Lola Tambling

Personal information
- Citizenship: British
- Born: 28 February 2008 (age 18) Cornwall, United Kingdom
- Home town: Saltash, United Kingdom

Sport
- Country: Great Britain
- Sport: Skateboarding
- Rank: 3rd^{[clarification needed]}
- Event: Park

= Lola Tambling =

British skateboarder

Lola Tambling (born 23 February 2008) is a British skateboarder. She is the reigning 2025 British national champion in the women's park discipline, and was previously the 2022 and 2024 champion. She competed in the women's park event at the 2024 Olympic Games in Paris.

==Early life==
Tambling is from Saltash in Cornwall, United Kingdom. Her parents are Martyn Tambling, a builder, and Stephanie Tambling. She became interested in skateboarding at the age of seven when her parents opened a skatepark. Seeing her father, a professional BMX rider, do tricks on his bike inspired her to do the same on her skateboard.

==Career==
Tambling learned new skateboarding tricks from social media. In 2022 she became the British national skateboarding champion.
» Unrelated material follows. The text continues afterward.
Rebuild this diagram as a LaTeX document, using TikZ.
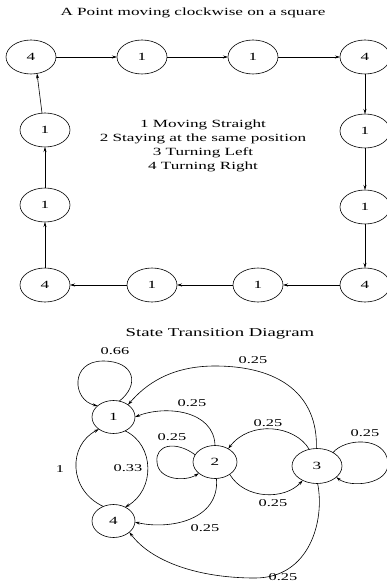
\documentclass[tikz,border=0pt]{standalone}
\usepackage{fontspec}
\setmainfont{Liberation Serif}[FakeStretch=1.56]
\usetikzlibrary{shapes.geometric,arrows.meta}
\begin{document}
\begin{tikzpicture}[x=1pt,y=-1pt,
  every node/.style={inner sep=0pt,outer sep=0pt},
  txt/.style={font=\fontsize{11}{14}\selectfont},
  lbl/.style={font=\fontsize{10.5}{12}\selectfont},
  sq/.style={draw,ellipse,minimum width=50pt,minimum height=34pt,line width=0.6pt,font=\fontsize{11}{12}\selectfont},
  st/.style={draw,ellipse,minimum width=43pt,minimum height=33pt,line width=0.6pt,font=\fontsize{11}{12}\selectfont},
  arr/.style={line width=0.6pt,-{Stealth[length=5pt,width=3pt]}}]
\useasboundingbox (0,0) rectangle (387,585);
% top title
\node[txt] (title) at (193,13) {A Point moving clockwise on a square};
% square nodes
\node[sq] (tl) at (31,57) {4};
\node[sq] (t1) at (142,57) {1};
\node[sq] (t2) at (253,57) {1};
\node[sq] (tr) at (365,57) {4};
\node[sq] (r1) at (365,131) {1};
\node[sq] (r2) at (365,207) {1};
\node[sq] (br) at (365,285) {4};
\node[sq] (b2) at (258,285) {1};
\node[sq] (b1) at (152,285) {1};
\node[sq] (bl) at (45,285) {4};
\node[sq] (l2) at (45,205) {1};
\node[sq] (l1) at (45,130) {1};
\draw[arr] (tl) -- (t1);
\draw[arr] (t1) -- (t2);
\draw[arr] (t2) -- (tr);
\draw[arr] (tr) -- (r1);
\draw[arr] (r1) -- (r2);
\draw[arr] (r2) -- (br);
\draw[arr] (br) -- (b2);
\draw[arr] (b2) -- (b1);
\draw[arr] (b1) -- (bl);
\draw[arr] (bl) -- (l2);
\draw[arr] (l2) -- (l1);
\draw[arr] (l1.100) -- (tl.-70);
% legend
\node[txt,align=center] (legend) at (203,146) {1 Moving Straight\\2 Staying at the same position\\3 Turning Left\\4 Turning Right};
% state transition diagram
\node[font=\fontsize{12}{14}\selectfont] (stitle) at (220,334) {State Transition Diagram};
\node[st] (n1) at (113.5,417) {1};
\node[st,minimum width=44pt] (n2) at (215,462) {2};
\node[st,minimum width=50pt,minimum height=35pt] (n3) at (317,466) {3};
\node[st] (n4) at (113.5,521) {4};
% edges
\draw[arr] (n1.70) .. controls (140,385) and (135,361) .. (103,361) .. controls (70,361) and (72,400) .. (n1.145);
\draw[arr] (n3.92) .. controls (318,395) and (280,366) .. (215,366) .. controls (170,366) and (145,385) .. (n1.40);
\draw[arr] (n2.90) .. controls (214,410) and (165,405) .. (n1.0);
\draw[arr] (n3.115) .. controls (295,425) and (250,420) .. (n2.45);
\draw[arr] (n2.160) .. controls (175,440) and (155,445) .. (157,462) .. controls (158,480) and (185,482) .. (n2.215);
\draw[arr] (n3.40) .. controls (345,438) and (385,436) .. (388,462) .. controls (390,485) and (350,488) .. (n3.-30);
\draw[arr] (n2.-40) .. controls (245,500) and (285,500) .. (n3.225);
\draw[arr] (n2.-85) .. controls (220,520) and (170,530) .. (n4.-3);
\draw[arr] (n1.-50) .. controls (155,445) and (155,490) .. (n4.50);
\draw[arr] (n4.125) .. controls (68,490) and (68,445) .. (n1.-140);
\draw[arr] (n3.-88) .. controls (325,520) and (310,578) .. (255,578) .. controls (195,578) and (150,560) .. (n4.-35);
% labels
\node[lbl] (p11) at (115,351) {0.66};
\node[lbl] (p31) at (253,360) {0.25};
\node[lbl] (p21) at (192,403) {0.25};
\node[lbl] (p22) at (172,437) {0.25};
\node[lbl] (p32) at (268,423) {0.25};
\node[lbl] (p33) at (365,433) {0.25};
\node[lbl] (p14) at (128,468) {0.33};
\node[lbl] (p41) at (60,469) {1};
\node[lbl] (p23) at (273,503) {0.25};
\node[lbl] (p24) at (205,528) {0.25};
\node[lbl] (p34) at (283,577) {0.25};
\end{tikzpicture}
\end{document}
In 2023, she placed 6th at the Skateboarding World Championships in Sharjah. Her teammate, Tokyo 2020 Olympic medallist Sky Brown, won the event. Their placements in this event qualified them both for the 2024 Olympic Games.

Tambling and Brown were joined on the British Olympic skateboarding team by multiple X Games medallist Andy Macdonald. Both Tambling and Brown were 16 at the Games, while Macdonald was 51. Tambling and Brown were among the youngest members of Team GB at the 2024 Olympics. Tambling placed 15th overall in the preliminary round with a high score of 73.85 and, due to only the top eight qualifying, did not advance to the finals.

On 13 October 2024, Tambling won the British national championship for a second time.

On 17 August 2025, Tambling retained her national championship, making her a three-time British champion.